- Task details -
Return the lines below exactly, from the first line to the line that contains "ax = fig.add_axes([0.086, 0.1954, 0.878, 0.5166])". Leave out pictures.

- Records for processing -
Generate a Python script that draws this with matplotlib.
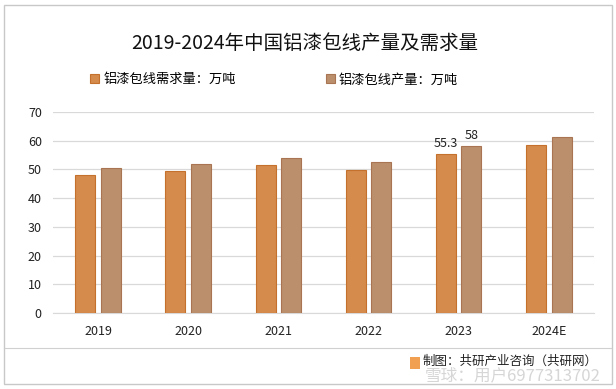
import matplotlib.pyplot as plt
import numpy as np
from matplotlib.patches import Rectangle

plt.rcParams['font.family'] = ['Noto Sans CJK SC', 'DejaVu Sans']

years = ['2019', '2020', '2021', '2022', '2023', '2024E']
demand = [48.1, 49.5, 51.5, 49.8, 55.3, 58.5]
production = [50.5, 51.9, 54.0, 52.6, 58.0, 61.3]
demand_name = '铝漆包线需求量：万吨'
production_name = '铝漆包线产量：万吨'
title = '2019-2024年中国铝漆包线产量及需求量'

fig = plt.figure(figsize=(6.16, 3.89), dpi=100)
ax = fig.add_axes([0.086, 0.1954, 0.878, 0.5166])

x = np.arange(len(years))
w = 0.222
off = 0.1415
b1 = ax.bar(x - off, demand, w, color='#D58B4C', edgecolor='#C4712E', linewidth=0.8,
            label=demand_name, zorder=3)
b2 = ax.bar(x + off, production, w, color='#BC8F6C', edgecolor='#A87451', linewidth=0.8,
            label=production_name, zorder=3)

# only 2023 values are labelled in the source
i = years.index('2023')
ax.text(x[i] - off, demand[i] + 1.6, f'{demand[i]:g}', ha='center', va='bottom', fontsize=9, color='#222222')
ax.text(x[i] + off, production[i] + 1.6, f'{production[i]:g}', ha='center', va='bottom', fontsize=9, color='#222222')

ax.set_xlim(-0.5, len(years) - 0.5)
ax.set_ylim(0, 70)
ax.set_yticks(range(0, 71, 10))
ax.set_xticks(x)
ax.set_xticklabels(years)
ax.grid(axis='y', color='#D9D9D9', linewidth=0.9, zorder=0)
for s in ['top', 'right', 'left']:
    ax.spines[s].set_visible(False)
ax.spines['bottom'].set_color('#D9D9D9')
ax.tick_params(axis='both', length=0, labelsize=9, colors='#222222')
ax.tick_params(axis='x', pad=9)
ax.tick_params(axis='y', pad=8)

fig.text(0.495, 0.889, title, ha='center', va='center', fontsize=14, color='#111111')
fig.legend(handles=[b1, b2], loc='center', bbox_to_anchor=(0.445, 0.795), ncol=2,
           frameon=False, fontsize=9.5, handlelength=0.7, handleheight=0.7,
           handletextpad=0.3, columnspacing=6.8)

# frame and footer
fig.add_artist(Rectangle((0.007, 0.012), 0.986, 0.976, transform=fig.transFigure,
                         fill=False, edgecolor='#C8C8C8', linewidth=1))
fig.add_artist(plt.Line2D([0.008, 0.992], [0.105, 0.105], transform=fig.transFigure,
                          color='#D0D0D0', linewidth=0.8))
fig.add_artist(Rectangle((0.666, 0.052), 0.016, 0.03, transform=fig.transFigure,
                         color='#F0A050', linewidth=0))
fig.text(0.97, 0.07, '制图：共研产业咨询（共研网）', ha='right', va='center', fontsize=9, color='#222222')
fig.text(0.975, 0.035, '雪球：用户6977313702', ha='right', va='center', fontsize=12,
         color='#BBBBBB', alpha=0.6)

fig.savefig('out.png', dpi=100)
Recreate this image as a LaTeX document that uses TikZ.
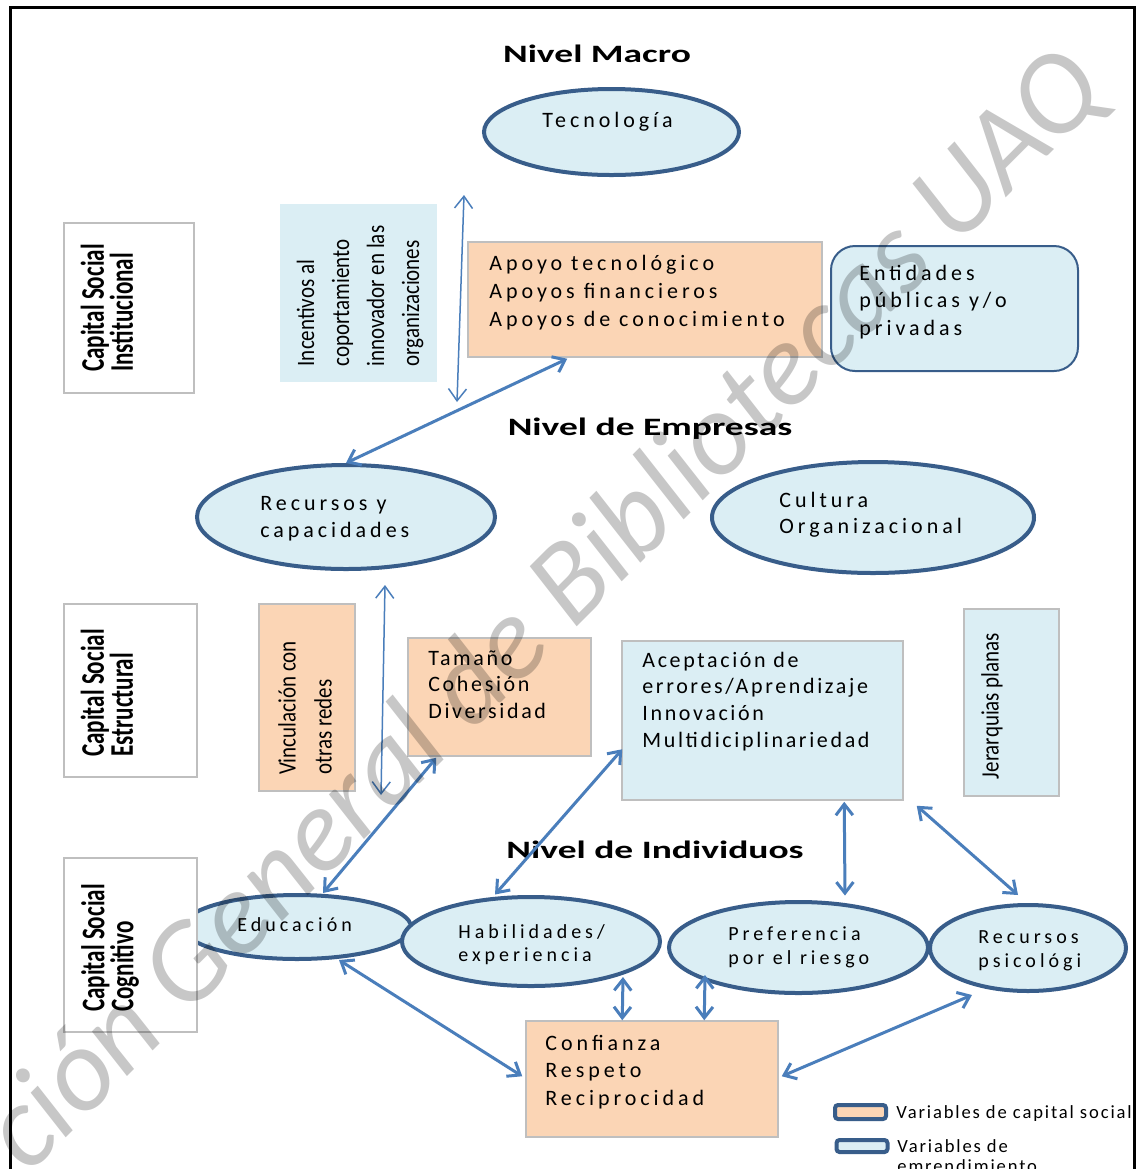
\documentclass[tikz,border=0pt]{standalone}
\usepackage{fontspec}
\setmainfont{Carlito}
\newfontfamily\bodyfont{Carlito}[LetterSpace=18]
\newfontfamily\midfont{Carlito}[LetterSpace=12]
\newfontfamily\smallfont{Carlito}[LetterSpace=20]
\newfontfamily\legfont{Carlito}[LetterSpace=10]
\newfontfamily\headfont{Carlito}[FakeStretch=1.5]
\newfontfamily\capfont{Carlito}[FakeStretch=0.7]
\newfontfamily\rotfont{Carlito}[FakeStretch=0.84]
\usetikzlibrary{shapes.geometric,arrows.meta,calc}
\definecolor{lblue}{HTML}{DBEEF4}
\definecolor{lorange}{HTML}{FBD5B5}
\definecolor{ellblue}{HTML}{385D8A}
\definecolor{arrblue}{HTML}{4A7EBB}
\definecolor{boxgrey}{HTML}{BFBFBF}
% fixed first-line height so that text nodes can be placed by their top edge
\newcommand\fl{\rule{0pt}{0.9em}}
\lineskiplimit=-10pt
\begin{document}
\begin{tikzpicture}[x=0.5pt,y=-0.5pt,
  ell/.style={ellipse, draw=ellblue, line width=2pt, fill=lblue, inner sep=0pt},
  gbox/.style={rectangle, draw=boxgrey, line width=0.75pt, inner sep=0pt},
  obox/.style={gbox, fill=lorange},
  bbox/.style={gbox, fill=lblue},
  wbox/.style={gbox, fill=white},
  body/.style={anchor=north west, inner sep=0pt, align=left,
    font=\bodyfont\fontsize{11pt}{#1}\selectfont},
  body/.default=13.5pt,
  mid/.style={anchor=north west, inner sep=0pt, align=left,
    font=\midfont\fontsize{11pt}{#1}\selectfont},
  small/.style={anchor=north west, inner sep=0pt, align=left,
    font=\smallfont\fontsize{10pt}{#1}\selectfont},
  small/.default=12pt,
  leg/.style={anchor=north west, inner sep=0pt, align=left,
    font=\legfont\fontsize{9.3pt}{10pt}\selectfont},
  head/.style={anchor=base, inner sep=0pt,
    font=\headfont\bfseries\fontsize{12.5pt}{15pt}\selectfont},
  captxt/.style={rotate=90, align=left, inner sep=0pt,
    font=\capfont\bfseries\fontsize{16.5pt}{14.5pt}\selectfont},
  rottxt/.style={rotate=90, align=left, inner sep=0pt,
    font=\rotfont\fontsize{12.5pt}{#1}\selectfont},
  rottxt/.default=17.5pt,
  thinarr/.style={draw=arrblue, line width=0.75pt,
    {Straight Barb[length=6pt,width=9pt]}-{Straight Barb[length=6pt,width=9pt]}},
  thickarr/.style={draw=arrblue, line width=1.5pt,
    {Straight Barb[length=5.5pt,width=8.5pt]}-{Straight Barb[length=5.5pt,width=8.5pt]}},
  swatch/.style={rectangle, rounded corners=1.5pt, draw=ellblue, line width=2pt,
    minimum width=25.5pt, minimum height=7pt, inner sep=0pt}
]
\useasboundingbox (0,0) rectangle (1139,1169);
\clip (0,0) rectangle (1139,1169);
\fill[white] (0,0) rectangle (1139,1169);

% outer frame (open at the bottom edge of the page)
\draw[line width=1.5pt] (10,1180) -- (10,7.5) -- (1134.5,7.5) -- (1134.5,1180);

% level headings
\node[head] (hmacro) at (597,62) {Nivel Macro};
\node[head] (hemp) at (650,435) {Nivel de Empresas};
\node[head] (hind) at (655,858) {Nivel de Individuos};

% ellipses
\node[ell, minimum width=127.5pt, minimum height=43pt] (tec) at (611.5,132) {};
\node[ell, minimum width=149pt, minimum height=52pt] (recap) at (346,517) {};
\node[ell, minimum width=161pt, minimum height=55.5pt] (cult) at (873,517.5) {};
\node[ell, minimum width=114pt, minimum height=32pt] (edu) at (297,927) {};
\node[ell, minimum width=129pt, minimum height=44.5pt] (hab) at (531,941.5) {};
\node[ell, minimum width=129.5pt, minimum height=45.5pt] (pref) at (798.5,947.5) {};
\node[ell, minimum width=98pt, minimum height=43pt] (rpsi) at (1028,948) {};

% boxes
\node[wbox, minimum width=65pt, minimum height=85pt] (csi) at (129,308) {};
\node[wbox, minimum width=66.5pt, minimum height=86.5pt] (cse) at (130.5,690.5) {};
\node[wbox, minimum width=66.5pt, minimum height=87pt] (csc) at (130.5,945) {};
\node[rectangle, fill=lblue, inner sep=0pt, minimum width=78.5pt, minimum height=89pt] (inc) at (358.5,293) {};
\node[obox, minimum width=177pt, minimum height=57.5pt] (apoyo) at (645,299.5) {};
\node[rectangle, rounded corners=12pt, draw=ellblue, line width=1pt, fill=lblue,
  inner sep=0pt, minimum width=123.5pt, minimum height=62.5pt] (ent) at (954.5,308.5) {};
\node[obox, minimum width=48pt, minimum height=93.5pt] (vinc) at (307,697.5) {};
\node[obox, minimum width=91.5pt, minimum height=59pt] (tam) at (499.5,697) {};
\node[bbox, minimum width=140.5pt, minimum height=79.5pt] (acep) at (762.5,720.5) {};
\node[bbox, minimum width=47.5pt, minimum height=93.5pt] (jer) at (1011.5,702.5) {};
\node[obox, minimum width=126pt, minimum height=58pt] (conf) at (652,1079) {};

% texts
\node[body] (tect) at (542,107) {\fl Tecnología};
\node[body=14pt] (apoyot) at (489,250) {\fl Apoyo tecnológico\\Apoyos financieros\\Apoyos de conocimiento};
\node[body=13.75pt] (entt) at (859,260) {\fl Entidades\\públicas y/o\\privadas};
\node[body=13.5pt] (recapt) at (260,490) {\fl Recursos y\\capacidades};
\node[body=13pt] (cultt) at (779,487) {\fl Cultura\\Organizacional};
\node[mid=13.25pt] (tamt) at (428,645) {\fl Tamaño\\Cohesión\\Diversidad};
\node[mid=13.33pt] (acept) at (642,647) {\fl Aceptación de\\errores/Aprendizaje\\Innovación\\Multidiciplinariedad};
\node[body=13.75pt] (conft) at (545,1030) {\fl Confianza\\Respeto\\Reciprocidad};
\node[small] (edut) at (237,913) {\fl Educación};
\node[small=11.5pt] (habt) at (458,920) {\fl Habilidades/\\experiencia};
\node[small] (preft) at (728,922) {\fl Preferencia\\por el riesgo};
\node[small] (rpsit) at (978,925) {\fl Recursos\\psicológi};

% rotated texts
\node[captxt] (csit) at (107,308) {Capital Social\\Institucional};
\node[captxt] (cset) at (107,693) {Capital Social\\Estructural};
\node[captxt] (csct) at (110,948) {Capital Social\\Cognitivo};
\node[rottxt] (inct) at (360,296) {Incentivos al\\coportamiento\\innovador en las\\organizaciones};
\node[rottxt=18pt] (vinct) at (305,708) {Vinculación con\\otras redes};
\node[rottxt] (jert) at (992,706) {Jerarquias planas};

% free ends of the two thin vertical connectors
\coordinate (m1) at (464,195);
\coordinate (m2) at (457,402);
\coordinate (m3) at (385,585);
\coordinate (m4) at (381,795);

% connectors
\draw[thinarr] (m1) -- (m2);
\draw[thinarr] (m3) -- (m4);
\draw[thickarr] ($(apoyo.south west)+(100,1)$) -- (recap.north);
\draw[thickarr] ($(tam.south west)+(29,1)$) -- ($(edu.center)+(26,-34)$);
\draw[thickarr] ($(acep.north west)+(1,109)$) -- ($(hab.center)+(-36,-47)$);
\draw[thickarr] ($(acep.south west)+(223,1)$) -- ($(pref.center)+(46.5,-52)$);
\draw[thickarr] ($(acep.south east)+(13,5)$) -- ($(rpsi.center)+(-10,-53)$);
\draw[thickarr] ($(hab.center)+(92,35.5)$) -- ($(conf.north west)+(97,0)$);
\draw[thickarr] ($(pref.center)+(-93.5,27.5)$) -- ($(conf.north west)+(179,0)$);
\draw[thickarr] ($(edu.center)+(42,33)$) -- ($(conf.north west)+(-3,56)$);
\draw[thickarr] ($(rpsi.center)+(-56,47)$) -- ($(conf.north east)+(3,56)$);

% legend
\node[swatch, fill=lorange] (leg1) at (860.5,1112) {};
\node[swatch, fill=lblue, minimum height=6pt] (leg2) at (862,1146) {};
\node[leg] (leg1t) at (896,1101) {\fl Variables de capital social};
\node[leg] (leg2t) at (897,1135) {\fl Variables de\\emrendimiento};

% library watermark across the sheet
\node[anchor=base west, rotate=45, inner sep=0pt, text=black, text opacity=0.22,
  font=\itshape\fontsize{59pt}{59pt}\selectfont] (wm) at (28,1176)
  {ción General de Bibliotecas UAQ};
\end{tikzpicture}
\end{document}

- Result for this task -
Generate a Python script that draws this with matplotlib.
import matplotlib.pyplot as plt
import numpy as np
from matplotlib.patches import Rectangle

plt.rcParams['font.family'] = ['Noto Sans CJK SC', 'DejaVu Sans']

years = ['2019', '2020', '2021', '2022', '2023', '2024E']
demand = [48.1, 49.5, 51.5, 49.8, 55.3, 58.5]
production = [50.5, 51.9, 54.0, 52.6, 58.0, 61.3]
demand_name = '铝漆包线需求量：万吨'
production_name = '铝漆包线产量：万吨'
title = '2019-2024年中国铝漆包线产量及需求量'

fig = plt.figure(figsize=(6.16, 3.89), dpi=100)
ax = fig.add_axes([0.086, 0.1954, 0.878, 0.5166])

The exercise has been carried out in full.